start

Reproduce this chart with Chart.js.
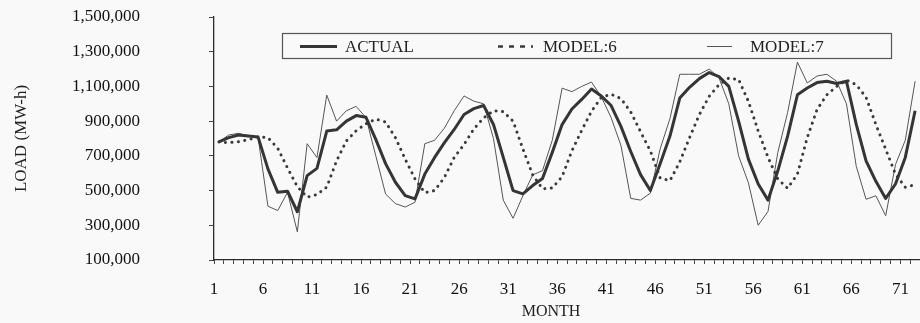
<!DOCTYPE html>
<html><head><meta charset="utf-8">
<script src="https://cdn.jsdelivr.net/npm/chart.js@4.4.1/dist/chart.umd.min.js"></script>
<style>
html,body{margin:0;padding:0;background:#f9f9f9;}
#wrap{width:920px;height:323px;position:relative;overflow:hidden;}
canvas{display:block;}
</style>
</head><body>
<div id="wrap"><canvas id="c" width="920" height="323"></canvas></div>
<script>
// ---- data ----
const months = [1,2,3,4,5,6,7,8,9,10,11,12,13,14,15,16,17,18,19,20,21,22,23,24,25,26,27,28,29,30,31,32,33,34,35,36,
  37,38,39,40,41,42,43,44,45,46,47,48,49,50,51,52,53,54,55,56,57,58,59,60,61,62,63,64,65,66,67,68,69,70,71,72];
const actual = [780000,805000,820000,815000,808000,625000,490000,496000,378000,586000,628000,843000,850000,900000,932000,922000,795000,655000,
  548000,471000,452000,595000,691000,776000,852000,938000,972000,990000,881000,691000,500000,481000,529000,570000,720000,880000,
  970000,1025000,1085000,1045000,990000,870000,725000,592000,500000,654000,814000,1033000,1095000,1145000,1180000,1157000,1100000,900000,
  681000,538000,445000,614000,814000,1052000,1091000,1122000,1130000,1117000,1130000,881000,671000,553000,455000,538000,691000,960000];
const model6 = [780000,776000,782000,793000,809000,805000,744000,630000,523000,462000,477000,520000,671000,786000,845000,885000,912000,895000,
  805000,681000,567000,488000,500000,576000,691000,765000,855000,919000,960000,955000,900000,740000,590000,510000,515000,580000,
  729000,847000,957000,1037000,1055000,1030000,953000,839000,729000,572000,557000,665000,805000,938000,1043000,1110000,1148000,1140000,
  1014000,843000,691000,567000,513000,595000,805000,967000,1052000,1100000,1136000,1110000,1037000,881000,738000,595000,519000,534000];
const model7 = [780000,820000,830000,815000,805000,410000,385000,490000,262000,770000,690000,1050000,900000,960000,985000,920000,700000,480000,
  425000,405000,433000,770000,790000,860000,960000,1045000,1015000,1000000,800000,445000,340000,470000,590000,615000,790000,1090000,
  1070000,1100000,1125000,1040000,920000,760000,455000,445000,485000,740000,915000,1170000,1170000,1170000,1200000,1150000,1000000,700000,
  545000,300000,380000,720000,950000,1240000,1120000,1160000,1170000,1130000,1000000,640000,450000,470000,355000,650000,790000,1130000];
const xTickLabels = ['1','6','11','16','21','26','31','36','41','46','51','56','61','66','71'];
const yTickValues = [100000,300000,500000,700000,900000,1100000,1300000,1500000];
const seriesNames = ['ACTUAL','MODEL:6','MODEL:7'];
const xTitle = 'MONTH';
const yTitle = 'LOAD (MW-h)';

// ---- chart ----
const SERIF = "'Liberation Serif','DejaVu Serif',serif";
const toXY = arr => months.map((m, i) => ({x: m, y: arr[i]}));

const legendBox = {
  id: 'legendBox',
  afterDraw(chart) {
    const ctx = chart.ctx;
    ctx.save();
    ctx.strokeStyle = '#555';
    ctx.lineWidth = 1.2;
    ctx.strokeRect(282.5, 33.5, 609, 25);
    const items = [
      {x1: 300, x2: 337, tx: 345, dash: [], w: 3},
      {x1: 498, x2: 533, tx: 543, dash: [5, 6], w: 2.5},
      {x1: 707, x2: 732, tx: 750, dash: [], w: 1}
    ];
    const yy = 46.5;
    chart.data.datasets.forEach((ds, i) => {
      const it = items[i];
      ctx.beginPath();
      ctx.setLineDash(it.dash);
      ctx.lineCap = 'butt';
      ctx.strokeStyle = ds.borderColor;
      ctx.lineWidth = it.w;
      ctx.moveTo(it.x1, yy);
      ctx.lineTo(it.x2, yy);
      ctx.stroke();
      ctx.setLineDash([]);
      ctx.fillStyle = '#222';
      ctx.font = '17px ' + SERIF;
      ctx.textBaseline = 'middle';
      ctx.textAlign = 'left';
      ctx.fillText(ds.label, it.tx, yy + 1);
    });
    // x axis title
    ctx.font = '16px ' + SERIF;
    ctx.textAlign = 'center';
    ctx.textBaseline = 'middle';
    ctx.fillStyle = '#222';
    ctx.fillText(xTitle, 551, 312);
    ctx.restore();
  }
};

new Chart(document.getElementById('c'), {
  type: 'line',
  data: {
    datasets: [
      {label: seriesNames[0], data: toXY(actual), borderColor: '#353535', borderWidth: 3, pointRadius: 0, tension: 0, borderJoinStyle: 'round'},
      {label: seriesNames[1], data: toXY(model6), borderColor: '#3a3a3a', borderWidth: 3, borderDash: [0.1, 6.4], borderCapStyle: 'round', pointRadius: 0, tension: 0},
      {label: seriesNames[2], data: toXY(model7), borderColor: '#555555', borderWidth: 1, pointRadius: 0, tension: 0}
    ]
  },
  options: {
    responsive: false,
    animation: false,
    layout: {padding: {left: 5, right: 0, top: 17, bottom: 0}},
    plugins: {legend: {display: false}, tooltip: {enabled: false}},
    scales: {
      x: {
        type: 'linear',
        min: 0.5,
        max: 72.5,
        afterBuildTicks: s => { s.ticks = months.map(m => ({value: m - 0.5})).concat([{value: 72.5}]); },
        afterFit: s => { s.height = 63; s.paddingLeft = 0; s.paddingRight = 0; },
        ticks: {
          autoSkip: false, maxRotation: 0, padding: 15, color: '#111',
          font: {family: SERIF, size: 17},
          callback: v => { const k = (v - 0.5) / 5; return (Number.isInteger(k) && k < xTickLabels.length) ? xTickLabels[k] : ''; }
        },
        grid: {drawOnChartArea: false, drawTicks: true, tickLength: 4, color: '#444', lineWidth: 1},
        border: {display: true, color: '#2a2a2a', width: 1.3}
      },
      y: {
        min: 100000,
        max: 1500000,
        afterBuildTicks: s => { s.ticks = yTickValues.map(v => ({value: v})); },
        afterFit: s => { s.width = 209; s.paddingTop = 8; s.paddingBottom = 8; },
        ticks: {
          padding: 69, color: '#111',
          font: {family: SERIF, size: 17},
          callback: v => Number(v).toLocaleString('en-US')
        },
        grid: {drawOnChartArea: false, drawTicks: true, tickLength: 5, color: '#444', lineWidth: 1},
        border: {display: true, color: '#2a2a2a', width: 1.3},
        title: {display: true, text: yTitle, color: '#222', font: {family: SERIF, size: 17}, padding: {top: 6, bottom: 0}}
      }
    }
  },
  plugins: [legendBox]
});
</script>
</body></html>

end

**The exercise**
Each line of the material must be retyped exactly, except that images are omitted.

**Exercise response**
Reproduce this chart with Chart.js.
<!DOCTYPE html>
<html><head><meta charset="utf-8">
<script src="https://cdn.jsdelivr.net/npm/chart.js@4.4.1/dist/chart.umd.min.js"></script>
<style>
html,body{margin:0;padding:0;background:#f9f9f9;}
#wrap{width:920px;height:323px;position:relative;overflow:hidden;}
canvas{display:block;}
</style>
</head><body>
<div id="wrap"><canvas id="c" width="920" height="323"></canvas></div>
<script>
// ---- data ----
const months = [1,2,3,4,5,6,7,8,9,10,11,12,13,14,15,16,17,18,19,20,21,22,23,24,25,26,27,28,29,30,31,32,33,34,35,36,
  37,38,39,40,41,42,43,44,45,46,47,48,49,50,51,52,53,54,55,56,57,58,59,60,61,62,63,64,65,66,67,68,69,70,71,72];
const actual = [780000,805000,820000,815000,808000,625000,490000,496000,378000,586000,628000,843000,850000,900000,932000,922000,795000,655000,
  548000,471000,452000,595000,691000,776000,852000,938000,972000,990000,881000,691000,500000,481000,529000,570000,720000,880000,
  970000,1025000,1085000,1045000,990000,870000,725000,592000,500000,654000,814000,1033000,1095000,1145000,1180000,1157000,1100000,900000,
  681000,538000,445000,614000,814000,1052000,1091000,1122000,1130000,1117000,1130000,881000,671000,553000,455000,538000,691000,960000];
const model6 = [780000,776000,782000,793000,809000,805000,744000,630000,523000,462000,477000,520000,671000,786000,845000,885000,912000,895000,
  805000,681000,567000,488000,500000,576000,691000,765000,855000,919000,960000,955000,900000,740000,590000,510000,515000,580000,
  729000,847000,957000,1037000,1055000,1030000,953000,839000,729000,572000,557000,665000,805000,938000,1043000,1110000,1148000,1140000,
  1014000,843000,691000,567000,513000,595000,805000,967000,1052000,1100000,1136000,1110000,1037000,881000,738000,595000,519000,534000];
const model7 = [780000,820000,830000,815000,805000,410000,385000,490000,262000,770000,690000,1050000,900000,960000,985000,920000,700000,480000,
  425000,405000,433000,770000,790000,860000,960000,1045000,1015000,1000000,800000,445000,340000,470000,590000,615000,790000,1090000,
  1070000,1100000,1125000,1040000,920000,760000,455000,445000,485000,740000,915000,1170000,1170000,1170000,1200000,1150000,1000000,700000,
  545000,300000,380000,720000,950000,1240000,1120000,1160000,1170000,1130000,1000000,640000,450000,470000,355000,650000,790000,1130000];
const xTickLabels = ['1','6','11','16','21','26','31','36','41','46','51','56','61','66','71'];
const yTickValues = [100000,300000,500000,700000,900000,1100000,1300000,1500000];
const seriesNames = ['ACTUAL','MODEL:6','MODEL:7'];
const xTitle = 'MONTH';
const yTitle = 'LOAD (MW-h)';

// ---- chart ----
const SERIF = "'Liberation Serif','DejaVu Serif',serif";
const toXY = arr => months.map((m, i) => ({x: m, y: arr[i]}));

const legendBox = {
  id: 'legendBox',
  afterDraw(chart) {
    const ctx = chart.ctx;
    ctx.save();
    ctx.strokeStyle = '#555';
    ctx.lineWidth = 1.2;
    ctx.strokeRect(282.5, 33.5, 609, 25);
    const items = [
      {x1: 300, x2: 337, tx: 345, dash: [], w: 3},
      {x1: 498, x2: 533, tx: 543, dash: [5, 6], w: 2.5},
      {x1: 707, x2: 732, tx: 750, dash: [], w: 1}
    ];
    const yy = 46.5;
    chart.data.datasets.forEach((ds, i) => {
      const it = items[i];
      ctx.beginPath();
      ctx.setLineDash(it.dash);
      ctx.lineCap = 'butt';
      ctx.strokeStyle = ds.borderColor;
      ctx.lineWidth = it.w;
      ctx.moveTo(it.x1, yy);
      ctx.lineTo(it.x2, yy);
      ctx.stroke();
      ctx.setLineDash([]);
      ctx.fillStyle = '#222';
      ctx.font = '17px ' + SERIF;
      ctx.textBaseline = 'middle';
      ctx.textAlign = 'left';
      ctx.fillText(ds.label, it.tx, yy + 1);
    });
    // x axis title
    ctx.font = '16px ' + SERIF;
    ctx.textAlign = 'center';
    ctx.textBaseline = 'middle';
    ctx.fillStyle = '#222';
    ctx.fillText(xTitle, 551, 312);
    ctx.restore();
  }
};

new Chart(document.getElementById('c'), {
  type: 'line',
  data: {
    datasets: [
      {label: seriesNames[0], data: toXY(actual), borderColor: '#353535', borderWidth: 3, pointRadius: 0, tension: 0, borderJoinStyle: 'round'},
      {label: seriesNames[1], data: toXY(model6), borderColor: '#3a3a3a', borderWidth: 3, borderDash: [0.1, 6.4], borderCapStyle: 'round', pointRadius: 0, tension: 0},
      {label: seriesNames[2], data: toXY(model7), borderColor: '#555555', borderWidth: 1, pointRadius: 0, tension: 0}
    ]
  },
  options: {
    responsive: false,
    animation: false,
    layout: {padding: {left: 5, right: 0, top: 17, bottom: 0}},
    plugins: {legend: {display: false}, tooltip: {enabled: false}},
    scales: {
      x: {
        type: 'linear',
        min: 0.5,
        max: 72.5,
        afterBuildTicks: s => { s.ticks = months.map(m => ({value: m - 0.5})).concat([{value: 72.5}]); },
        afterFit: s => { s.height = 63; s.paddingLeft = 0; s.paddingRight = 0; },
        ticks: {
          autoSkip: false, maxRotation: 0, padding: 15, color: '#111',
          font: {family: SERIF, size: 17},
          callback: v => { const k = (v - 0.5) / 5; return (Number.isInteger(k) && k < xTickLabels.length) ? xTickLabels[k] : ''; }
        },
        grid: {drawOnChartArea: false, drawTicks: true, tickLength: 4, color: '#444', lineWidth: 1},
        border: {display: true, color: '#2a2a2a', width: 1.3}
      },
      y: {
        min: 100000,
        max: 1500000,
        afterBuildTicks: s => { s.ticks = yTickValues.map(v => ({value: v})); },
        afterFit: s => { s.width = 209; s.paddingTop = 8; s.paddingBottom = 8; },
        ticks: {
          padding: 69, color: '#111',
          font: {family: SERIF, size: 17},
          callback: v => Number(v).toLocaleString('en-US')
        },
        grid: {drawOnChartArea: false, drawTicks: true, tickLength: 5, color: '#444', lineWidth: 1},
        border: {display: true, color: '#2a2a2a', width: 1.3},
        title: {display: true, text: yTitle, color: '#222', font: {family: SERIF, size: 17}, padding: {top: 6, bottom: 0}}
      }
    }
  },
  plugins: [legendBox]
});
</script>
</body></html>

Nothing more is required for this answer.